RESOURCE INSTALLATION SIMULATION
OS Resource Allocation Simulator for Software Installation
The Problem Statement
“Operating systems coursework teaches resource management theory — scheduling algorithms, memory allocation strategies, and deadlock avoidance — but students rarely see these mechanisms operating simultaneously under realistic installation workloads. This simulator models the resource lifecycle of a software installation process: concurrent package downloads consuming network bandwidth, extraction phases stressing CPU and memory, and sequential disk writes.

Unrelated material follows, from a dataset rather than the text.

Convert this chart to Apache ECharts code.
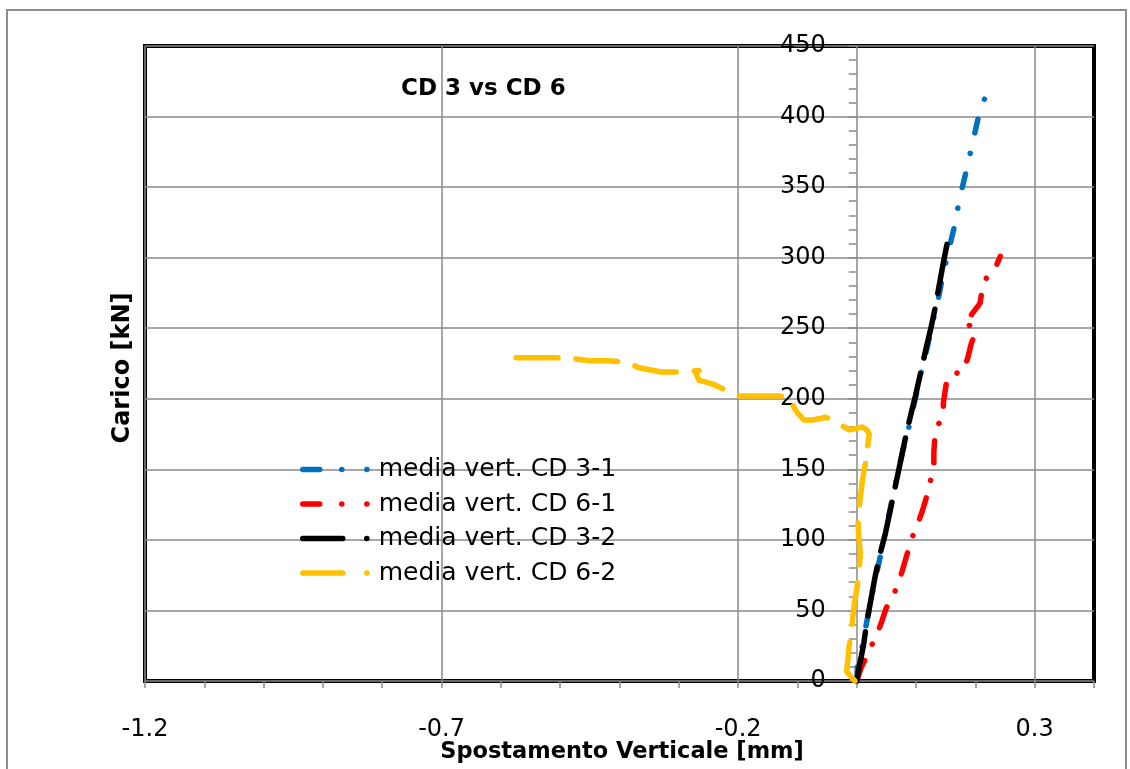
<!DOCTYPE html>
<html>
<head>
<meta charset="utf-8">
<script src="https://cdn.jsdelivr.net/npm/echarts@6/dist/echarts.min.js"></script>
<style>
  html, body { margin: 0; padding: 0; background: #fff; }
  #chart { width: 1130px; height: 769px; }
</style>
</head>
<body>
<div id="chart"></div>
<script>
// Load–displacement curves: [vertical displacement (mm), load (kN)]
const cd3_1 = [[0,0],[0.001,10],[0.008,22],[0.016,40],[0.024,57],[0.032,74],[0.037,83],[0.047,103],[0.057,123],[0.067,143],[0.077,162],[0.088,180],[0.097,197],[0.106,214],[0.116,231],[0.127,252],[0.138,272],[0.145,287],[0.155,305],[0.164,321],[0.174,343],[0.185,362],[0.194,379],[0.201,392],[0.207,403],[0.213,410],[0.217,414],[0.220,415]];
const cd6_1 = [[0.000,0],[0.004,5],[0.008,10],[0.014,15],[0.019,20],[0.027,27],[0.034,33],[0.042,42],[0.050,52],[0.058,58],[0.065,64],[0.071,71],[0.076,77],[0.085,90],[0.093,101],[0.099,108],[0.105,114],[0.111,121],[0.116,128],[0.121,136],[0.126,145],[0.130,152],[0.130,162],[0.132,175],[0.138,182],[0.146,190],[0.146,197],[0.151,211],[0.158,212],[0.163,212],[0.169,218],[0.172,225],[0.186,227],[0.193,239],[0.201,248],[0.190,252],[0.183,251],[0.188,255],[0.194,260],[0.205,266],[0.208,268],[0.211,276],[0.216,283],[0.222,289],[0.230,292],[0.236,295],[0.242,301]];
const cd3_2 = [[0,0],[0.004,10],[0.008,18],[0.012,27],[0.017,42],[0.024,58],[0.031,74],[0.038,88],[0.048,104],[0.057,122],[0.066,140],[0.076,160],[0.085,178],[0.093,192],[0.099,202],[0.108,219],[0.117,236],[0.125,250],[0.132,264],[0.138,278],[0.144,292],[0.150,305],[0.155,315]];
const cd6_2 = [[-0.003,0],[-0.010,3],[-0.017,7],[-0.015,15],[-0.013,24],[-0.010,32],[-0.008,40],[-0.004,55],[0.000,65],[0.003,74],[0.006,90],[0.003,105],[0.002,114],[0.003,120],[0.006,130],[0.009,140],[0.012,148],[0.015,155],[0.018,165],[0.021,175],[0.017,178],[0.009,180],[0.000,179],[-0.013,178],[-0.025,181],[-0.040,185],[-0.053,187],[-0.061,186],[-0.075,185],[-0.089,185],[-0.100,190],[-0.106,194],[-0.112,201],[-0.130,202],[-0.159,202],[-0.198,202],[-0.221,206],[-0.240,210],[-0.255,212],[-0.266,213],[-0.271,218],[-0.266,220],[-0.291,219],[-0.330,219],[-0.367,222],[-0.389,226],[-0.420,227],[-0.451,227],[-0.487,229],[-0.557,229],[-0.596,229]];

const seriesNames = ['media vert. CD 3-1', 'media vert. CD 6-1', 'media vert. CD 3-2', 'media vert. CD 6-2'];
const xLabels = ['-1.2', '-0.7', '-0.2', '0.3'];

const titleText = 'CD 3 vs CD 6';
const xTitle = 'Spostamento Verticale [mm]';
const yTitle = 'Carico [kN]';

const FONT = '"DejaVu Sans", sans-serif';
const GRID_GRAY = '#8a8a8a';

const X_MIN = -1.2, X_MAX = 0.4;
const GRID = { left: 145, right: 36, top: 46, bottom: 88 };
const CHART_W = 1130;

// the vertical axis crosses the horizontal one at x = 0
const plotW = CHART_W - GRID.left - GRID.right;
const yAxisOffset = -plotW * (0 - X_MIN) / (X_MAX - X_MIN);

const chart = echarts.init(document.getElementById('chart'), null, { renderer: 'canvas' });

const palette = ['#0070C0', '#FF0000', '#000000', '#FFC000'];
const lineDash = [[14, 21, 0.1, 21], [22, 18, 0.1, 18], [50, 16], [42, 18]];
const legendDash = [[17, 22, 0.1, 25, 0.1, 40], [17, 22, 0.1, 25, 0.1, 40], [40, 24, 0.1, 40], [40, 24, 0.1, 40]];

function curve(i, data) {
  return {
    name: seriesNames[i],
    type: 'line',
    data: data,
    symbol: 'none',
    clip: true,
    z: 3,
    lineStyle: { color: palette[i], width: 5.5, type: lineDash[i], cap: 'round', join: 'round' },
    itemStyle: { color: palette[i] },
    emphasis: { disabled: true }
  };
}

chart.setOption({
  animation: false,
  backgroundColor: '#fff',
  grid: Object.assign({ show: true, borderColor: '#000', borderWidth: 4, backgroundColor: 'transparent' }, GRID),
  xAxis: {
    type: 'value',
    min: X_MIN, max: X_MAX, interval: 0.1,
    axisLine: { show: false, onZero: false },
    axisTick: { show: true, length: 7, lineStyle: { color: GRID_GRAY, width: 1.5 } },
    axisLabel: {
      margin: 37, color: '#000', fontFamily: FONT, fontSize: 24,
      showMinLabel: true, showMaxLabel: true,
      formatter: function (v) {
        const s = (Math.round(v * 10) / 10).toFixed(1);
        return xLabels.indexOf(s) >= 0 ? s : '';
      }
    },
    splitLine: {
      show: true,
      // one gridline every fifth tick: -1.2, -0.7, -0.2, 0.3
      lineStyle: { color: [GRID_GRAY, 'rgba(0,0,0,0)', 'rgba(0,0,0,0)', 'rgba(0,0,0,0)', 'rgba(0,0,0,0)'], width: 1.5 }
    }
  },
  yAxis: {
    type: 'value',
    min: 0, max: 450, interval: 50,
    offset: yAxisOffset,
    axisLine: { show: true, onZero: false, lineStyle: { color: GRID_GRAY, width: 1.5 } },
    axisTick: { show: true, length: 8, lineStyle: { color: GRID_GRAY, width: 1.5 } },
    minorTick: { show: true, splitNumber: 5, length: 8, lineStyle: { color: GRID_GRAY, width: 1.5 } },
    axisLabel: { margin: 31, color: '#000', fontFamily: FONT, fontSize: 24 },
    splitLine: { show: true, lineStyle: { color: GRID_GRAY, width: 1.5 } }
  },
  legend: {
    left: 300, top: 457, orient: 'vertical', padding: 0,
    itemWidth: 71, itemHeight: 14, itemGap: 9.5,
    textStyle: { color: '#000', fontFamily: FONT, fontSize: 25, lineHeight: 25 },
    itemStyle: { opacity: 0 },
    lineStyle: { width: 5.5, cap: 'round' },
    selectedMode: false,
    data: seriesNames.map(function (n, i) {
      return { name: n, lineStyle: { type: legendDash[i], width: 5.5, cap: 'round' } };
    })
  },
  graphic: [
    { type: 'rect', silent: true, z: -10, shape: { x: 7, y: 10, width: 1119, height: 800 },
      style: { fill: 'none', stroke: '#8e8e8e', lineWidth: 2 } },
    { type: 'text', silent: true, x: 401, y: 89,
      style: { text: titleText, fill: '#000', font: 'bold 23px "DejaVu Sans", sans-serif', textAlign: 'left', textVerticalAlign: 'middle' } },
    { type: 'text', silent: true, x: 622, y: 752,
      style: { text: xTitle, fill: '#000', font: 'bold 22.5px "DejaVu Sans", sans-serif', textAlign: 'center', textVerticalAlign: 'middle' } },
    { type: 'text', silent: true, x: 123, y: 368, rotation: Math.PI / 2,
      style: { text: yTitle, fill: '#000', font: 'bold 24px "DejaVu Sans", sans-serif', textAlign: 'center', textVerticalAlign: 'middle' } }
  ],
  series: [
    curve(0, cd3_1),
    curve(1, cd6_1),
    curve(2, cd3_2),
    curve(3, cd6_2)
  ]
});
</script>
</body>
</html>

It serves as the practical middle ground between textbook algorithm diagrams and live OS profiling, making resource contention and scheduling trade-offs visible and measurable.”
The Architecture Layout
The simulator is a Python application modelling installation tasks as process objects with configurable CPU burst time, memory requirement, disk I/O size, and network bandwidth demand. A scheduler module implements FCFS, SJF, and Round Robin algorithms over a ready queue of installation tasks. A resource manager tracks CPU utilisation, memory allocation maps, and disk I/O queues, updating state on each scheduling tick. A deadlock detector runs a resource allocation graph cycle-detection algorithm at each tick, triggering preemption or rollback when a cycle is found. A visualisation module renders real-time Gantt charts for CPU scheduling, memory maps for allocation state, and bar charts comparing algorithm throughput — all from a single unified CLI interface.